西表石垣国立公園(環境省)を見ると西部に名蔵アンパル、北部に於茂登岳がありますね。残念ながら、国立公園満喫プロジェクト(環境省)の選には漏れていますが、国立公園でのインバウンド対応は既に先行事例があって何か参考になるかもしれません。沖縄では慶良間諸島国立公園が選ばれています。

他に再生可能エネルギーを産業にすることも考えられます(小さな離島で再生可能エネルギー7割へ、台風を避けながら風力発電と太陽光を スマートジャパン)。ただし、観光地としての魅力を下げない形にする必要があると思います。再生可能エネルギーの活用(沖縄電力)を見るとやはり課題はあるようですね。沖縄電力がノウハウを蓄えると、国内外の離島に販路が拡大できる可能性もあると思います。

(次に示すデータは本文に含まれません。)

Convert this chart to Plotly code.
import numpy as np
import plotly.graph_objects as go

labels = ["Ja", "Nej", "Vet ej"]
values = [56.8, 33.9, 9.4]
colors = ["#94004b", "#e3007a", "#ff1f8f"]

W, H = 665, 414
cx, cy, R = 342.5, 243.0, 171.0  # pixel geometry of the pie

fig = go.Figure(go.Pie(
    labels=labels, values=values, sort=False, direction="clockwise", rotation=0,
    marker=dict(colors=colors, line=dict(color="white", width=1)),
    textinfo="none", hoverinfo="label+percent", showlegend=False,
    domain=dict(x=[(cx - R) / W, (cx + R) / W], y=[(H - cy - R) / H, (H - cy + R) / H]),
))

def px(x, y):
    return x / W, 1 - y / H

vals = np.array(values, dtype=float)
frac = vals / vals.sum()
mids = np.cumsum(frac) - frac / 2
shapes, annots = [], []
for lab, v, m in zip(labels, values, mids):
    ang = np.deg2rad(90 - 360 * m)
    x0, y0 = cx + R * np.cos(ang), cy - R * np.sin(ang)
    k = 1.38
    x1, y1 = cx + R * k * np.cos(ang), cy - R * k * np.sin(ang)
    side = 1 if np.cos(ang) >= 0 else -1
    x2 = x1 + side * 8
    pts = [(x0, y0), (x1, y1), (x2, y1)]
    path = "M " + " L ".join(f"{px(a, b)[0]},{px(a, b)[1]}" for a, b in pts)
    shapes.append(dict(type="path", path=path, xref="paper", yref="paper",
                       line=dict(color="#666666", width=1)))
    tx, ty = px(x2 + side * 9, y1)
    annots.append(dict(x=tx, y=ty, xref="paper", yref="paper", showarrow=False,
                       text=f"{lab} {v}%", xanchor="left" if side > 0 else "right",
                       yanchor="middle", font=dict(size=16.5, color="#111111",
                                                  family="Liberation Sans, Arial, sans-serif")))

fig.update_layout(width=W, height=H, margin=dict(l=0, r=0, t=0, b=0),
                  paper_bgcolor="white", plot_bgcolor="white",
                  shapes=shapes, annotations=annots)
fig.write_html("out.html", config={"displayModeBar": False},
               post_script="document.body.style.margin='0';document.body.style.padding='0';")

質の高い観光地と言えばハイクラスホテルに象徴されるでしょう。ところが沖縄に限らず日本にはこれが少ないようです(外国人が心底失望する「日本のホテル事情」 日本には「高級ホテル」が足りなすぎる 東洋経済 2017年07月07日 デービッド・アトキンソン)。この原因は定かではありませんが、あるいは日本人の観光は儲からないという思い込みが関係しているかもしれません。日本人は平日休めませんし連休はとれませんから、勢い観光は大して儲かってこなかったと考えられます。しかしながら、日本には素晴らしい観光コンテンツがあります。外国語のできる人材を確保して本気でやれば、狙ってインバウンドは獲得できるのではないかと考えられます。デービッド・アトキンソン氏によると、「アメリカは国際観光客数では世界一のフランスに及ばす第2位というポジションに甘んじていますが、国際観光収入では圧倒的な世界一です。アメリカにはなんと755軒の「5つ星ホテル」があり、これは、全世界の「5つ星ホテル」の23.3%を占め、断トツの世界一なのです。」「タイの観光収入をドル換算すると、世界第6位の観光収入を稼いでいる計算になります。G7の一角をなす「経済大国」であるはずの日本に、タイの4分の1、メキシコの3割しか「5つ星ホテル」が存在しない。」ということです。石垣にハイクラスホテルが出来たら地元の雇用や税収に貢献しますが、必要であれば、移住者も歓迎していくべきでしょう。現状での日本の高級ホテルはお金持ちが泊まる東京の超一流・高級ホテル30選【決定版】(マネー部)を参照してみました。ANAの名前もJALの名前もありますね。いろいろな高級ホテルはありますが、離島ですから空路が決定的に重要な訳で、航空会社系のホテルの頑張りがあるといい感じなのかもしれません。

統合型リゾートが今推進されていますが、ハイクラスホテル+カジノは十分有り得る考え方だと思います。石垣の市場規模でどうかという問題はありますが、ハイクラスホテルのカジノであれば、環境悪化やギャンブル依存などの問題はそれほど考えなくてもいいと考えられます。